Она пересекла комнату, открыла дверь и исчезла за ней. После длинной паузы в гробовой тишине она появилась вновь, оставив дверь открытой.

– Пройдите, пожалуйста.

Я вошел в просторный зал, интерьер которого был представлен моднейшей мебелью, огромным хирургическим столом посреди комнаты. Перед единственным окном – бюро, за которым сидел мужчина средних лет в белоснежном костюме.

– Итак, мистер Гордон?

В этом вопросе было море теплоты, участия и удовольствия от встречи со мной. Он даже встал. Невысокий, не старше 30—35 лет. С пышными вьющимися белокурыми волосами, серо-голубыми глазами и безупречными манерами.

– Доктор Кинзи?

– Он самый. – Он махнул мне рукой на вертящийся стул. – Чем могу быть полезен?

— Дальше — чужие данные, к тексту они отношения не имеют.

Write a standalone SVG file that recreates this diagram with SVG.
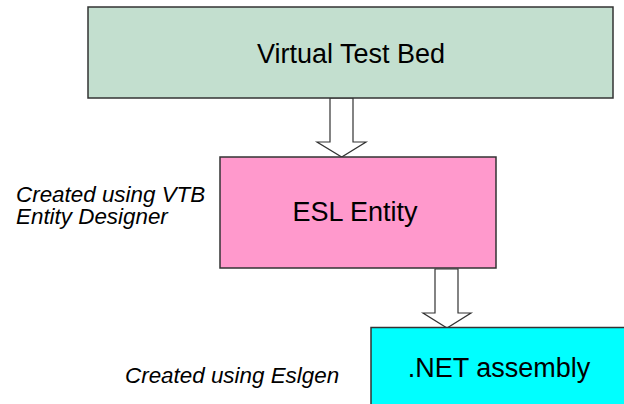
<svg xmlns="http://www.w3.org/2000/svg" width="624" height="404" viewBox="0 0 624 404">
<style>
.box{stroke:#333;stroke-width:1.5}
.arrow{fill:#fff;stroke:#333;stroke-width:1.2;stroke-linejoin:miter}
.t{font-family:"Liberation Sans",Arial,sans-serif;font-size:27px;fill:#000;text-anchor:middle}
.note{font-family:"Liberation Sans",Arial,sans-serif;font-size:22.4px;font-style:italic;fill:#000}
</style>
<rect width="624" height="404" fill="#fff"/>
<g id="connectors">
<polygon class="arrow" points="330,98 353,98 353,142 366,142 341.7,157 317,142 330,142"/>
<polygon class="arrow" points="435,269 458,269 458,313 471,313 447,328 423,313 435,313"/>
</g>
<g id="vtb">
<rect class="box" x="88" y="7" width="525" height="91" fill="#C3DFCF"/>
<text class="t" x="351" y="63">Virtual Test Bed</text>
</g>
<g id="esl">
<rect class="box" x="220" y="157" width="276" height="111" fill="#FF99CC"/>
<text class="t" x="355" y="221">ESL Entity</text>
</g>
<g id="net">
<rect class="box" x="371" y="327.5" width="270" height="90" fill="#00FFFF"/>
<text class="t" x="499" y="377">.NET assembly</text>
</g>
<g id="notes">
<text class="note" x="16" y="202">Created using VTB</text>
<text class="note" x="16" y="224">Entity Designer</text>
<text class="note" x="125" y="383">Created using Eslgen</text>
</g>
</svg>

Я сел, подождал, пока сестра выйдет.

– Речь идет о певице, страдающей наркоманией около 3 лет… Сколько будет стоить лечение?

Его серо-голубые глаза стрельнули, вмиг охватив меня с ног до головы, и в них отразилась скука.

– Наш гонорар – 5 тысяч долларов, мистер Гордон, ибо мы гарантируем излечение.

Я глубоко вздохнул.

– За такие деньги гарантия естественна. Он грустно улыбнулся. Видимо, они все здесь

специализируются на грустных улыбках.

– Возможно, это для вас слишком, мистер Гордон. Но мы имеем дело лишь с очень хорошими людьми.

– Как долго может продлиться лечение?

– Это во многом зависит от пациента… Недель пять… в худшем случае – восемь, но не более.

– Гарантия полная?

– Естественно.

Среди моих знакомых не было ни одного безумца, который одолжил бы мне такую сумму, но иного пути, как взять в долг, я не видел.

– Да-а… 5 тысяч долларов – это несколько больше, чем я располагаю, доктор… У этой девушки бесподобный голос. Если я ее вылечу, она загребет кучу денег. Предлагаю вам долю: 20 процентов с ее заработка до возмещения суммы за лечение плюс 3 тысячи сверху.

Не успел я произнести эти слова, как понял, что промахнулся. Его лицо вмиг приобрело выражение холодной недоступности, а глаза – отчужденности.

– Я боюсь, это для нас не подходит, мистер Гордон. Мы чрезвычайно заняты. И наше правило получать наличными. 3 тысячи при поступлении и 2 – по выписке.

– Но это особый случай…

Его указательный палец с аккуратно подстриженным ногтем мягко нажал кнопку, расположенную на бюро.

– Я сожалею, но таковы наши условия.

– Если я найду деньги, успех гарантирован?

– Вы имеете в виду лечение? Безусловно.

Он уже стоял, когда дверь бесшумно отворилась, и к нам стремительно вошла сестра. Они оба мне грустно улыбнулись.

– Если ваш клиент решится поступить к нам, мистер Гордон, поспешите нас предупредить заранее. Желающих лечиться у нас – много, удовлетворить все просьбы мы часто не в силах.

– Спасибо, – сказал я. – Я это учту.

Он вяло подал мне холодную холеную руку, затем сестра выпроводила меня.

По дороге домой я думал над тем, что услышал от доктора Кинзи. И никогда в жизни я так страстно не хотел денег, как сейчас. На что я мог уповать, чтобы найти такие деньги? Но если бы я чудом занял их (а я сделал бы это не задумываясь), Рима, вылечившись, имела бы громадный успех. Сомнений у меня не было. А вместе с ней был бы наверху и я.

Весь во власти этих грез я шел мимо большого магазина, торгующего граммофонами и радиопринадлежностями. Взглянул на витрину, уставленную разноцветными рядами долгоиграющих пластинок, и представил на одной из них фотографию Римы.

Вывеска в окне привлекла мое внимание:

«Запиши свой голос на пластинку.

Три минуты записи всего 2,5 доллара.

Отнеси свой голос домой в кармане и удиви друзей».

Меня осенило: если я запишу голос Римы на пластинку, то не нужно будет беспокоиться, что на очередном прослушивании она может сорваться, как в «Голубой розе». Я могу носить с собой диск, чтобы попытаться заинтересовать кого-нибудь, кто имеет деньги.